A report by the International Chamber of Commerce found short-term trade finance transactions have a default rate of only 0.2% compared with 0.6% for one-year, single A-rated corporate loans.
CRD IV has lowered its capital requirement for trade financing for medium/low risk and medium risk off-balance sheet trade finance instruments to 20% and 50% respectively under the Basel III leverage ratio calculation.
By freeing banks from the requirement to hold the full amount of a loan in reserve, the rules make it cheaper for banks to provide this type of financing.
|Sharon Bowles, MEP|
With growth scarce, it is the wrong time to treat trade unfavourably and so we have recognized the lower risk of short-term trade finance loans that are underpinned by the traded goods and services.
The measure was well received by the banking industry. This is a positive outcome for the real economy, says Tod Burwell, president and CEO, Baft-IFSA, the association for organizations actively engaged in international transaction banking.
We ask the G20 and the Basel Committee to recommend that these Basel III changes be adopted in all member jurisdictions around the world.
However, there is scepticism in some quarters about how much difference the concession will make.
What Basel or the European Union do barely filters down to businesses, says Roderick Sutcliffe, principal at Trade Finance Services (TFS), a consultancy.
The benefits of this concession will be passed on by the clearing banks to FTSE 100 companies, but for SMEs the reality of the credit crunch is that it remains very difficult to secure trade finance, he says.
The outlook for SMEs is crucial. SMEs are special, Benoît Curé, member of the executive board of the ECB, told a conference in Dublin in April. They are the backbone of the euro-area economy: they constitute about 98% of all euro-area firms, employ around three-quarters of the euro-areas employees, and they generate around 60% of value added.
The figures are even higher in the jurisdictions most affected by the crisis, he said.
So while the changes to CRD IV are welcome news for the biggest corporates looking to organize large-scale commodities deals, for example, the overall impact on UK or European growth is likely to be limited.
It will not incentivize banks to increase lending to smaller companies, but only make it cheaper to lend to the bigger companies.
For those that can secure trade finance from a bank, it will certainly bring the cost of a loan down, by perhaps 0.5% approximately, on a rate that might be 8% to 10%.
You could argue that those levels dont make much difference, but it does add up, says Martin ODonovan, deputy policy and technical director at the Association of Corporate Treasurers. Over-regulation does flow through and the economic effect is felt across the economy.
Where banks do provide trade financing, it often comes at the expense of existing overdraft facilities, adds Sutcliffe of TFS, with banks unwilling to increase their exposure to specific companies.
Many businesses looking for trade finance are turning to smaller, independent providers, he says.
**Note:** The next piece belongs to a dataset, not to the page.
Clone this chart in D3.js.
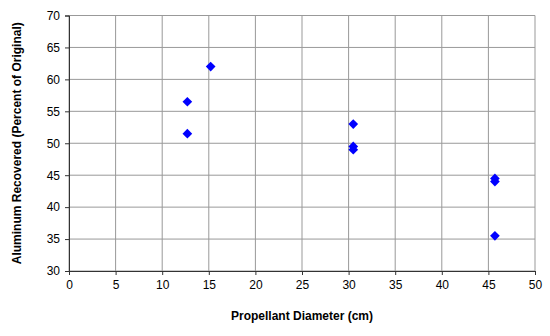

However, these lenders operate at a disadvantage, lacking the global reach and international networks the banks can offer invaluable for many businesses engaged in cross-border trade.
One such UK-based lender, Legion Trade Finance (LTF), makes loans of between £100,000 and £1 million, and is seeing business soaring. It expects to see its business treble in 2013 year-on-year, and then double again in two years, says Gavin Maitland-Smith, director at LTF.
This growth is not entirely due to bank unwillingness to lend, but it is certainly a catalyst, he says.
Smaller lenders such as LTF are more hands on, using the goods being traded as security, with a willingness to repossess and sell them, if necessary, to avoid formal insolvency. This is in contrast to the more detached model of the banks, which makes it more difficult for them to take on the credit risk on SMEs.
We are also seeing better credit-quality clients, clients with much stronger balance sheets, come to us than would have in the past, says Maitland-Smith. Once they would have been able to get their financing from the banks now they have to be more creative.
That is not only via specialist lenders but peer-to-peer lending and online platforms, he says.
The situation also varies according to where you are in the country, says Sutcliffe. A business might be able to secure a £100 million facility in London or the south east, whereas a similar business based in Yorkshire or Scotland might struggle to get £25 million, he says.
More innovative financing solutions for SMEs will be needed unless and until the European banking sector is re-capitalized.